Sometimes when I get tired, I’m more prone to sharing what’s in my head. I firmly believe those who say that being overly exhausted is much like being drunk. Your inhibitions are much lower, your synapses are firing slower, and on occasion, you discard logic and reason for something that makes your brain go “whoa.”
Since we’ve been back from vacation, I’ve not been to bed on time. Even as I type, I’m probably pushing myself out a little too late.
Exciting things are happening these days: my biggest competitor in regards to work is in serious financial trouble, so things are picking up. Like all at once, people are like, HEY CAN YOU GET THIS FOR ME I NEED IT NOW PLEASE. If I’m lucky they’ll actually say please. I’m just not feeling the connection to it. Good news, yes, but I still see mountains when I close my eyes. Oh how unfair.

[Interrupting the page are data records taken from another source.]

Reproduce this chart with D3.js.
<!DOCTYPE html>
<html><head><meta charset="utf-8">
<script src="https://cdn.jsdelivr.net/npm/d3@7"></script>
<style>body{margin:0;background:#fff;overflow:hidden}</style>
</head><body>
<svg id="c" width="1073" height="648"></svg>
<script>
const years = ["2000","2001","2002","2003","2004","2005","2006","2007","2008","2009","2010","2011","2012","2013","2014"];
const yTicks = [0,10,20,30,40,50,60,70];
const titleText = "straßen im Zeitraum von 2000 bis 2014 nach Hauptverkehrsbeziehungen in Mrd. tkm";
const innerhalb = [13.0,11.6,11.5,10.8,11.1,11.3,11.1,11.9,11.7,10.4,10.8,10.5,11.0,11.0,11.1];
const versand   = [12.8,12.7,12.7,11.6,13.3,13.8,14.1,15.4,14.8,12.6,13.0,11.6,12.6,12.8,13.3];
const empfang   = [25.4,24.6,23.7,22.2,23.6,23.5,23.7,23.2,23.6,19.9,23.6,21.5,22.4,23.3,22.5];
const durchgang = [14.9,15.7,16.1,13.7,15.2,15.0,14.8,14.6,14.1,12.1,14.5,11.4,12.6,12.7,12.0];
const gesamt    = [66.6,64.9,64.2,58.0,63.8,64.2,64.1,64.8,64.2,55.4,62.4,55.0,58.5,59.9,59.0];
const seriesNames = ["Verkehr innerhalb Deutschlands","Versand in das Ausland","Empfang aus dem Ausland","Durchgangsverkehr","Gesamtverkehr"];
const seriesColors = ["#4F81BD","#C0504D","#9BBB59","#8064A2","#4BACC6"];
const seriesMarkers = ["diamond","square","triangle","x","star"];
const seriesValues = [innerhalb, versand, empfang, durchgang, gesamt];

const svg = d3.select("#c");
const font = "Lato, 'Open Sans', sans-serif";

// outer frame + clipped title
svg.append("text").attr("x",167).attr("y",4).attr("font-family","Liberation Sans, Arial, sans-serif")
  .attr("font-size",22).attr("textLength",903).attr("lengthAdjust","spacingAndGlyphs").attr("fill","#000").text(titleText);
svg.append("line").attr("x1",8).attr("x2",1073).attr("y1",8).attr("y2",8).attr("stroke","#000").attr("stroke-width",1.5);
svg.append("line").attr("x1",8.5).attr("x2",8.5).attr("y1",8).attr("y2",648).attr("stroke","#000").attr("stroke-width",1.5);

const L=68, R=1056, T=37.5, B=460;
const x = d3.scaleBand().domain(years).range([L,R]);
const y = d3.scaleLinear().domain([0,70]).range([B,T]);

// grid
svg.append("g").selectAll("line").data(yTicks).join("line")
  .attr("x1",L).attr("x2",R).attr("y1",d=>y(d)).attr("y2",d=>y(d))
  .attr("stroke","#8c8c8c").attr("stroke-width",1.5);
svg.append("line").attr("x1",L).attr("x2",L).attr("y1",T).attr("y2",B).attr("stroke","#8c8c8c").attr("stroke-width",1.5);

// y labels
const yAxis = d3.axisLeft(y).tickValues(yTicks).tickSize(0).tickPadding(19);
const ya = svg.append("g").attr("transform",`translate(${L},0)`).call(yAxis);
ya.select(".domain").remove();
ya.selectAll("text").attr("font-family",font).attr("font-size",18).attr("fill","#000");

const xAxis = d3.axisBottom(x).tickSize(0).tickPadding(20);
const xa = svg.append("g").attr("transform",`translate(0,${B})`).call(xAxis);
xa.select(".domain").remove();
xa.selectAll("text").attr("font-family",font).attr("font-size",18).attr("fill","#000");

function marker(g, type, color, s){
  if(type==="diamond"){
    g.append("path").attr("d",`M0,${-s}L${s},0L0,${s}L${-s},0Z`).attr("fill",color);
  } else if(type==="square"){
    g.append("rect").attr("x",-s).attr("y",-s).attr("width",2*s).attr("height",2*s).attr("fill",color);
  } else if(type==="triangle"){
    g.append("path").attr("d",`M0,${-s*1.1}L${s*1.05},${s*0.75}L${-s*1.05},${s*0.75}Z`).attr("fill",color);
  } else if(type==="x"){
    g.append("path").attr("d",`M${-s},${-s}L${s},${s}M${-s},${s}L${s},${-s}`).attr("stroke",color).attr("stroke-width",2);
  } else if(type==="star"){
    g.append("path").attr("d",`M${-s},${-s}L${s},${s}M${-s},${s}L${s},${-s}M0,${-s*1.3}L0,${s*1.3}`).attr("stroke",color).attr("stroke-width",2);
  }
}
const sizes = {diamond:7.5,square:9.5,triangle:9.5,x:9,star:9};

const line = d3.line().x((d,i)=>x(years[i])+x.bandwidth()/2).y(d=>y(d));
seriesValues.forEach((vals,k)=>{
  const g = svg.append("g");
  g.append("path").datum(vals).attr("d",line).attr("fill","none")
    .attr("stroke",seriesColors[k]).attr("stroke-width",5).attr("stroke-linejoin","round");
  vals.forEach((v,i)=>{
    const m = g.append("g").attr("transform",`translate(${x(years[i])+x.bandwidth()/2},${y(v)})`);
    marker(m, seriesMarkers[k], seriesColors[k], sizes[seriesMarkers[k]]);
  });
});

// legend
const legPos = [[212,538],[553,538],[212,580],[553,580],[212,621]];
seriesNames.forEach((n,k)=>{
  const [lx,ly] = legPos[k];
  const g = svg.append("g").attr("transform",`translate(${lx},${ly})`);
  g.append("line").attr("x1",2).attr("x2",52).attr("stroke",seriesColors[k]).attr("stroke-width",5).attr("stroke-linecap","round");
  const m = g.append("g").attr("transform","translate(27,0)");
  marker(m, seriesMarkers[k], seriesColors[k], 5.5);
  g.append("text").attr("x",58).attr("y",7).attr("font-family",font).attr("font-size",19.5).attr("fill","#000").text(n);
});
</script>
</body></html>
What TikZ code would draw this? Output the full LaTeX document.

Also exciting is I just got my official acceptance into the Big Brothers Big Sisters program. So now is a little waiting game while they decide what to do with me. Then I become partially responsible for a child. A real one. Someone else’s child at that.
It’s not like when you’re a teenager babysitting & occasionally the parents expect something to go wrong from time to time. Nor is it like having your own child to nurture or screw up as best as you can. No, this is entirely foreign to me. But exciting. I really do love kids.
Smidge over three weeks until Brandon’s birthday. Fathers’ day is just before that. I love the men in my life, but am utterly clueless this year. Again with this extra-detached feeling. Sigh.